NEW FACES AT 197 MAIN ST.
Editor’s Note: This is the last of three profiles of new members of the Otsego County Board of Representatives who will take office Jan. 1.
By JAMES CUMMINGS • Special to www.AllOTSEGO.com
ONEONTA – It was in elementary school that Clark Oliver realized he would always have to fight for what he believed in.
“Maybe if your kid didn’t wear pink shoes, he wouldn’t get bullied,” a teacher told Oliver’s mom, Karen.
“I was a young gay person,” he said. “Growing up in this town was hard. I experienced bullying at different times in elementary school and that was my catalyst. I want any kid to wear pink shoes and be safe in school.”
And years later, that moment would be one of many that inspired Oliver to venture into politics, now becoming the youngest Otsego County Board member in the history of the county.
“More than just voting matters, activism and direct involvement matters,” he said.
But it wasn’t until 2012, when gay marriage was legalized, that Oliver recognized the influence of politics.
“I knew the fight that was going on. I knew that gay people couldn’t get married in many parts of this country, but I saw the White House lit up in rainbow and I realized that people we had elected did that and that voting matters,” he said. “That was the moment I realized the power of politics.”
Oliver, an Oneonta native, attended Valleyview Elementary from kindergarten to fifth grade, before going on the national tour with “101 Dalmatians,” playing one of the puppies.
He graduated from Oneonta High School in 2016 and recently graduated from SUNY Oneonta. During that time, he decided to join the Young Democrats and by August, became the president.
“I wanted to make sure that Democrats were better represented in Otsego County. When I became president, there were four Democrats and 10 Republicans on county board. That disproportionate of a tilt was not OK with me.”
For Oliver, the straw that broke the camel’s back was the election of Donald Trump in 2016. “I had a large desire to do more after I saw the election of Donald Trump and the dysfunction in Washington,” he said.
His idea was the Young Democrats would help hold back the Republican majority in Otsego County in the fall of 2017.
“We now have seven Republicans and seven Democrats,” he said. “The Young Democrats were the primary driving force behind that shift.

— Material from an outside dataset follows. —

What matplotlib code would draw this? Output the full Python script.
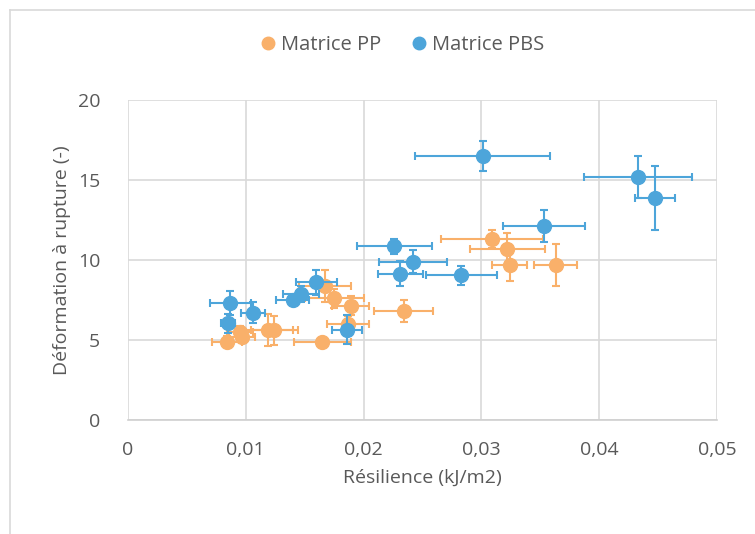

We enacted a ground game that hadn’t been present before – knocking on doors and organizing phone banks. We also had a candidate in 13/14 districts. It was unprecedented.”
Afterwards, he spent time helping Brian Flynn during his Congressional Primary campaign in the spring of 2018 and later managed Joyce St. George’s state Senate campaign.
“We increased the Democratic vote share by 10 percent and I’m really proud of that,” he said.
When Gary Koutnik retired from county board in early 2019, he endorsed Oliver.
“I prioritize and want to encourage youth involvement in politics. I wanted to show young people that they’re just as qualified, just as capable as anyone in office.”
Clark has plans for when he takes his seat in January, starting with the county administrator position.
“Now that it has passed, I want to make sure that we hire the right person. I would like to see it be someone outside of county government,” the new representative said.